MD5 hashes match between CT 130 and cortex replicas.
Service State
recon.service
Status: inactive (dead) since Mon 2026-04-13 22:40:35 UTC
Enabled: enabled (will auto-start on boot)
Duration: 5h 31min 19.690s (last run)
Exit: code=exited, status=0/SUCCESS
recon-watchdog.service
Status: active (running) since Mon 2026-04-13 17:09:08 UTC
Enabled: enabled
Memory: 8.2M (peak 48.7M)
PID: 343
Command: /opt/recon/venv/bin/python3 /opt/recon/recon.py pipeline watch
Qdrant Metrics
Collection: recon_knowledge_hybrid
| Metric | Value |
|---|---|
| Status | green |
| Optimizer status | ok |
| Points count | 2,320,695 |
| Indexed vectors count | 4,641,386 (2x points — dense + sparse) |
| Segments | 8 |
| Vector size | 1024 (Cosine) |
| Sparse vectors | bge-m3-sparse (IDF modifier) |
| Distinct doc_hash values | 29,519 |
| Sum of point counts across all hashes | 2,320,695 (consistent) |
SQLite Metrics
Database: /opt/recon/data/recon.db
Row Counts
| Query | Count |
|---|---|
SELECT COUNT(*) FROM catalogue |
29,812 |
SELECT COUNT(*) FROM documents |
29,812 |
SELECT COUNT(*) FROM documents WHERE status = 'complete' |
29,809 |
SELECT COUNT(*) FROM documents WHERE status = 'complete' AND organized_at IS NULL |
19,148 |
SELECT COUNT(*) FROM catalogue WHERE source = 'stream.echo6.co' |
19,133 |
SELECT COUNT(*) FROM catalogue WHERE path LIKE '/mnt/library/%' AND path LIKE '%.pdf' |
10,679 |
Non-Complete Document Status Breakdown
| Status | Count |
|---|---|
| skipped | 3 |
All documents are either complete (29,809) or skipped (3).

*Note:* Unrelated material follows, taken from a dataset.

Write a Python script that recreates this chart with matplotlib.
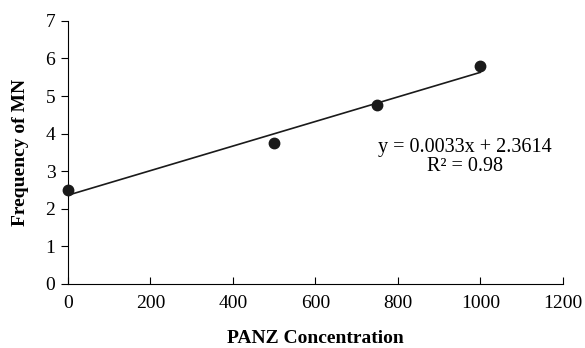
import matplotlib
matplotlib.use('agg')
import numpy as np
import matplotlib.pyplot as plt

# data
conc = [0, 500, 750, 1000]
freq = [2.5, 3.75, 4.75, 5.8]
x_ticks = [0, 200, 400, 600, 800, 1000, 1200]
y_ticks = [0, 1, 2, 3, 4, 5, 6, 7]
eq_text = "y = 0.0033x + 2.3614\nR² = 0.98"

plt.rcParams['font.family'] = ['Liberation Serif', 'DejaVu Serif']
plt.rcParams['font.size'] = 14

fig = plt.figure(figsize=(5.85, 3.48), dpi=100)
ax = fig.add_axes([0.116, 0.184, 0.846, 0.756])

# linear trend line
slope, icpt = np.polyfit(conc, freq, 1)
xl = np.array([min(conc), max(conc)])
ax.plot(xl, slope * xl + icpt, color='#1a1a1a', lw=1.2)
ax.plot(conc, freq, 'o', color='#1a1a1a', ms=7.5, clip_on=False, zorder=3)

ax.set_xlim(0, 1200)
ax.set_ylim(0, 7)
ax.set_xticks(x_ticks)
ax.set_yticks(y_ticks)
ax.spines['top'].set_visible(False)
ax.spines['right'].set_visible(False)
ax.tick_params(axis='x', direction='in', length=5, pad=8)
ax.tick_params(axis='y', direction='out', length=5, pad=4)

ax.set_xlabel('PANZ Concentration', fontweight='bold', labelpad=13)
ax.set_ylabel('Frequency of MN', fontweight='bold', labelpad=12)

ax.text(962, 3.38, eq_text, ha='center', va='center', fontsize=14.5,
        linespacing=1.05)

fig.savefig('out.png', dpi=100)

Total: 29,812.
Filesystem Metrics
/mnt/library (data node, NFS)
| Metric | Value |
|---|---|
| Total PDFs in library | 15,446 |
| Channel directories (streamecho6, depth ≤2) | 18,987 |
| Transcript directories (streamecho6, depth 2) | 18,855 |
Underscore-prefixed staging directories
| Directory | Size |
|---|---|
/mnt/library/_sources |
439M |
/mnt/library/_acquired |
4.0K |
/mnt/library/_unclassified |
6.3G |
/mnt/library/_ingest |
2.4G |
/opt/recon/data (CT 130 local)
| Path | Size |
|---|---|
data/text/ |
4.5G |
data/concepts/ |
4.0G |
data/ (total) |
8.7G |
| Text subdirectories | 10,955 (count includes parent, so 10,955 hash dirs) |
Anomalies Noted
-
recon-watchdog.service is still running. Expected inactive/dead per instructions, but it is active (running) with PID 343. It runs
recon.py pipeline watchwhich polls for pipeline work. This is a read-only watchdog, but it could trigger pipeline operations if it finds work. Consider stopping it before beginning refactor work. -
Both services are
enabled. They will auto-start on next reboot of CT 130. If the refactor requires the pipeline to stay down, these should be disabled before any reboot. -
catalogue and documents counts match (29,812 each) — this is expected; they should be 1:1.
-
Qdrant distinct doc_hash (29,519) < documents complete (29,809). Delta of 290 documents that are marked
completein SQLite but have no corresponding vectors in Qdrant. Possible explanations:- Documents completed after the last embedding run
- Documents that failed embedding silently
- The 3
skippeddocuments would not have vectors, but that only accounts for 3 of the 290 gap - Actual gap from complete docs: 29,809 - 29,519 = 290 unembedded complete documents
-
Text subdirectory count (10,955) vs STATE 2 expected (~278). The survey predicted ~278 STATE 2 transcript dirs remaining after migration. 10,955 suggests a much larger set of text directories still exists — these likely include PDF-sourced text dirs, web-scraped text dirs, and possibly unmigrated transcripts. This is not necessarily an error; text dirs are created for all document types, not just PeerTube transcripts.
-
19,148 complete documents with
organized_at IS NULL. These documents completed extraction+enrichment+embedding but were never organized (placed into the library filesystem by the organizer). This is ~64% of all complete documents. The organizer thread may have been running behind, or these are PeerTube transcripts that don't go through the organizer path. -
_unclassified (6.3G) and _ingest (2.4G) staging dirs are non-trivial. These contain PDFs that haven't been classified into domain directories yet. Not blocking for the refactor, but worth tracking.